Harris’s hawks are flown to keep birds from carrying food packaging outside of grounds

Hawks are flown because they intimate natural predators. Photograph: Barry Nolan/Wildlife Management Services.

Hawks are flown because they intimate natural predators. Photograph: Barry Nolan/Wildlife Management Services.

 

It’s a bird, not a plane that you might spot in the sky during a match at Croke Park.

Years ago, there might have been many more, but thanks to falconry you’ll now see a lot less of them.

Hawks were first flown over the crowds at Croke Park about three years ago to deter pigeons and seagulls from the pitch.

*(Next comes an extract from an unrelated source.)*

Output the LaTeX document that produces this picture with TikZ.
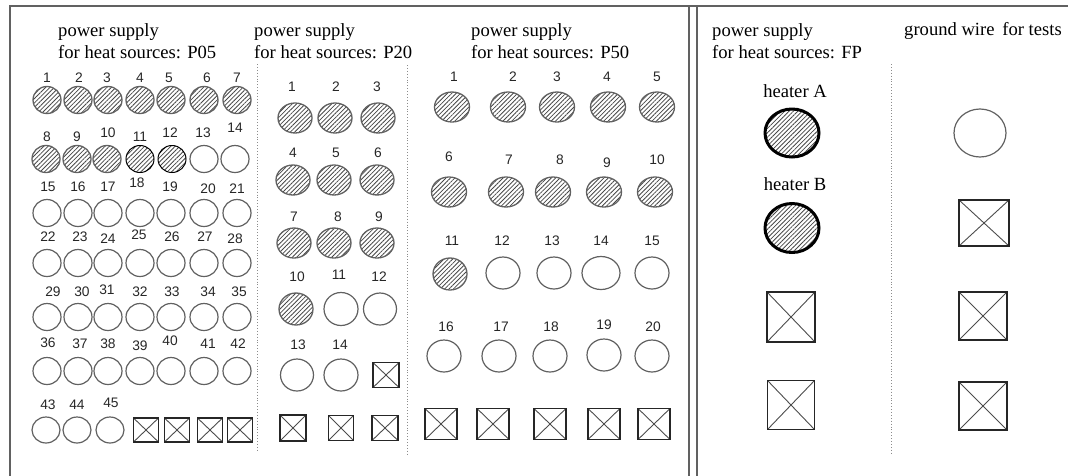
\documentclass[tikz,border=0pt]{standalone}
\usepackage{fontspec}
\setmainfont{Liberation Serif}
\newfontfamily\numfont{Liberation Sans}
\usetikzlibrary{shapes.geometric,patterns.meta}

\begin{document}
\begin{tikzpicture}[x=1pt,y=-1pt,
  frame/.style={draw=black!62, line width=1.3pt},
  divider/.style={draw=black!45, line width=0.9pt, dotted},
  title/.style={anchor=base west, font=\fontsize{18.6}{20}\selectfont, inner sep=0pt},
  heatlbl/.style={anchor=base, font=\fontsize{18.6}{20}\selectfont, inner sep=0pt},
  num/.style={font=\numfont\fontsize{13.8}{15}\selectfont, inner sep=0pt, text=black!85},
  hot/.style={ellipse, draw=black!62, line width=1.3pt, inner sep=0pt,
    pattern={Lines[angle=45,distance=3.1pt,line width=0.8pt]}, pattern color=black!72},
  hotdark/.style={hot, draw=black, line width=1pt},
  heater/.style={hot, draw=black, line width=3pt},
  cold/.style={ellipse, draw=black!62, line width=1.2pt, inner sep=0pt},
  plug/.style={draw=black!85, line width=1.4pt, inner sep=0pt,
    path picture={\draw[black!70, line width=0.9pt]
      (path picture bounding box.north west) -- (path picture bounding box.south east)
      (path picture bounding box.south west) -- (path picture bounding box.north east);}},
  sz/.style 2 args={minimum width=#1pt, minimum height=#2pt}
]
\useasboundingbox (0,0) rectangle (1068,475);

% ---- frames ----
\draw[frame] (10,480) -- (10,6) -- (1075,6);
\draw[frame] (689,480) -- (689,6);
\draw[frame] (697,480) -- (697,6);

% ---- dotted dividers ----
\draw[divider] (257,64) -- (257,451);
\draw[divider] (407,65) -- (407,456);
\draw[divider] (891,64) -- (891,453);

% ---- titles ----
\node[title] (t05a) at (58,36) {power supply};
\node[title] (t05b) at (58,58) {for heat sources: P05};
\node[title] (t20a) at (254,36) {power supply};
\node[title] (t20b) at (254,58) {for heat sources: P20};
\node[title] (t50a) at (471,36) {power supply};
\node[title] (t50b) at (471,58) {for heat sources: P50};
\node[title] (tfpa) at (712,36) {power supply};
\node[title] (tfpb) at (712,58) {for heat sources: FP};
\node[title] (tgnd) at (904,35) {ground wire\,\ for tests};

% ---- P05 ----
\foreach \n/\x/\y in {1/47/100,2/78/100,3/108/100,4/140/100,5/171/100,6/204/100,7/237/100,
                      8/46/159,9/77/159,10/107/159}
  \node[hot, sz={28}{27}] (a\n) at (\x,\y) {};
\foreach \n/\x/\y in {11/140/159,12/172/159}
  \node[hotdark, sz={28}{27}] (a\n) at (\x,\y) {};
\node[cold, sz={28}{27}] (a13) at (204,159) {};
\node[cold, sz={28}{27}] (a14) at (235,159) {};
\foreach \r/\y in {2/213,3/263,4/317,5/371}
  \foreach \c/\x in {1/47,2/78,3/108,4/140,5/171,6/204,7/237}
    \pgfmathtruncatemacro{\n}{\r*7+\c}
    \node[cold, sz={28}{27}] (a\n) at (\x,\y) {};
\node[cold, sz={28}{26}] (a43) at (46,430) {};
\node[cold, sz={28}{26}] (a44) at (77,430) {};
\node[cold, sz={28}{26}] (a45) at (110,430) {};
\foreach \k/\x in {1/146,2/177,3/210,4/240}
  \node[plug, sz={25}{24}] (ab\k) at (\x,430) {};
\foreach \n/\x/\y in {1/47/78,2/79/78,3/107/78,4/140/78,5/169/78,6/207/78,7/237/78,
  8/47/137,9/77/137,10/108/133,11/140/137,12/170/133,13/203/133,14/235/128,
  15/48/187,16/78/187,17/108/187,18/137/183,19/170/187,20/208/189,21/237/189,
  22/48/237,23/80/237,24/108/239,25/139/235,26/172/237,27/205/237,28/235/239,
  29/53/292,30/82/292,31/107/290,32/140/292,33/172/292,34/208/292,35/239/292,
  36/48/343,37/80/344,38/108/344,39/140/346,40/170/341,41/208/344,42/238/344,
  43/48/405,44/77/405,45/111/403}
  \node[num] (la\n) at (\x,\y) {\n};

% ---- P20 ----
\foreach \n/\x/\y in {1/295/118,2/335/118,3/378/118,4/293/180,5/334/180,6/377/180,
                      7/294/243,8/334/243,9/377/243}
  \node[hot, sz={34}{30}] (b\n) at (\x,\y) {};
\node[hot, sz={34}{32}] (b10) at (296,309) {};
\node[cold, sz={34}{33}] (b11) at (341,309) {};
\node[cold, sz={33}{32}] (b12) at (380,309) {};
\node[cold, sz={33}{32}] (b13) at (297,375) {};
\node[cold, sz={34}{32}] (b14) at (341,375) {};
\node[plug, sz={26}{25}] (bb1) at (386,375) {};
\node[plug, sz={26}{26}] (bb2) at (293,428) {};
\node[plug, sz={25}{25}] (bb3) at (341,428) {};
\node[plug, sz={26}{25}] (bb4) at (385,428) {};
\foreach \n/\x/\y in {1/292/87,2/336/87,3/377/87,4/293/153,5/336/153,6/378/153,
  7/294/217,8/338/217,9/379/217,10/297/277,11/339/275,12/379/277,13/298/345,14/340/345}
  \node[num] (lb\n) at (\x,\y) {\n};

% ---- P50 ----
\foreach \n/\x/\y in {1/452/107,2/508/107,3/557/107,4/608/107,5/657/107,
                      6/449/192,7/506/192,8/553/192,9/604/192,10/655/192}
  \node[hot, sz={35}{30}] (c\n) at (\x,\y) {};
\node[hot, sz={34}{32}] (c11) at (450,274) {};
\foreach \n/\x/\y in {12/503/273,13/554/273,15/652/273,
                      16/444/356,17/499/356,18/550/356,19/604/355,20/652/356}
  \node[cold, sz={34}{32}] (c\n) at (\x,\y) {};
\node[cold, sz={38}{33}] (c14) at (601,273) {};
\foreach \k/\x in {1/441,2/493,3/550,4/604,5/654}
  \node[plug, sz={32}{31}] (cb\k) at (\x,424) {};
\foreach \n/\x/\y in {1/454/77,2/513/77,3/557/77,4/607/77,5/657/77,
  6/449/157,7/509/160,8/560/160,9/607/163,10/657/160,
  11/452/241,12/502/241,13/552/241,14/601/241,15/652/241,
  16/446/327,17/501/327,18/551/327,19/604/325,20/653/327}
  \node[num] (lc\n) at (\x,\y) {\n};

% ---- FP ----
\node[heatlbl] (lha) at (795,97) {heater A};
\node[heater, sz={54}{48}] (ha) at (792,133) {};
\node[heatlbl] (lhb) at (795,190) {heater B};
\node[heater, sz={54}{49}] (hb) at (792,228) {};
\node[plug, sz={48}{50}] (fb1) at (791,317) {};
\node[plug, sz={47}{49}] (fb2) at (791,405) {};

% ---- ground wire ----
\node[cold, sz={52}{48}] (g0) at (980,133) {};
\node[plug, sz={50}{46}] (gb1) at (984,223) {};
\node[plug, sz={48}{48}] (gb2) at (983,316) {};
\node[plug, sz={48}{48}] (gb3) at (983,406) {};
\end{tikzpicture}
\end{document}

According to Barry Nolan, director of the Wildlife Management Services who provides the falconry service, the immediate aftermath of a match is an avian feeding ground. Birds can take their meal-to-go after scavenging empty seats, carrying food packaging outside of the stadium.

“We fly the hawks because they intimate natural predators,” Nolan says. “The gulls won’t land if they see a potential threat.”

Harris’s hawks are the particular breed used for the task, a species not naturally found in Ireland. They usually come to the Wildlife Management Services as 17-week-old chicks, and the handlers gain their trust. After their feeding routine is well-established, they are flown with a 30 metre string attached for three weeks before they fly free.

The hawks themselves are flown before, during, and after events, and sometimes, even they need reinforcements. “Gulls are very intelligent. You also use other things like lasers, bird scaring kites, acoustic systems make the sound of an injured bird or wild raptor,” Nolan says. “We’ve got lots of tools in the box.”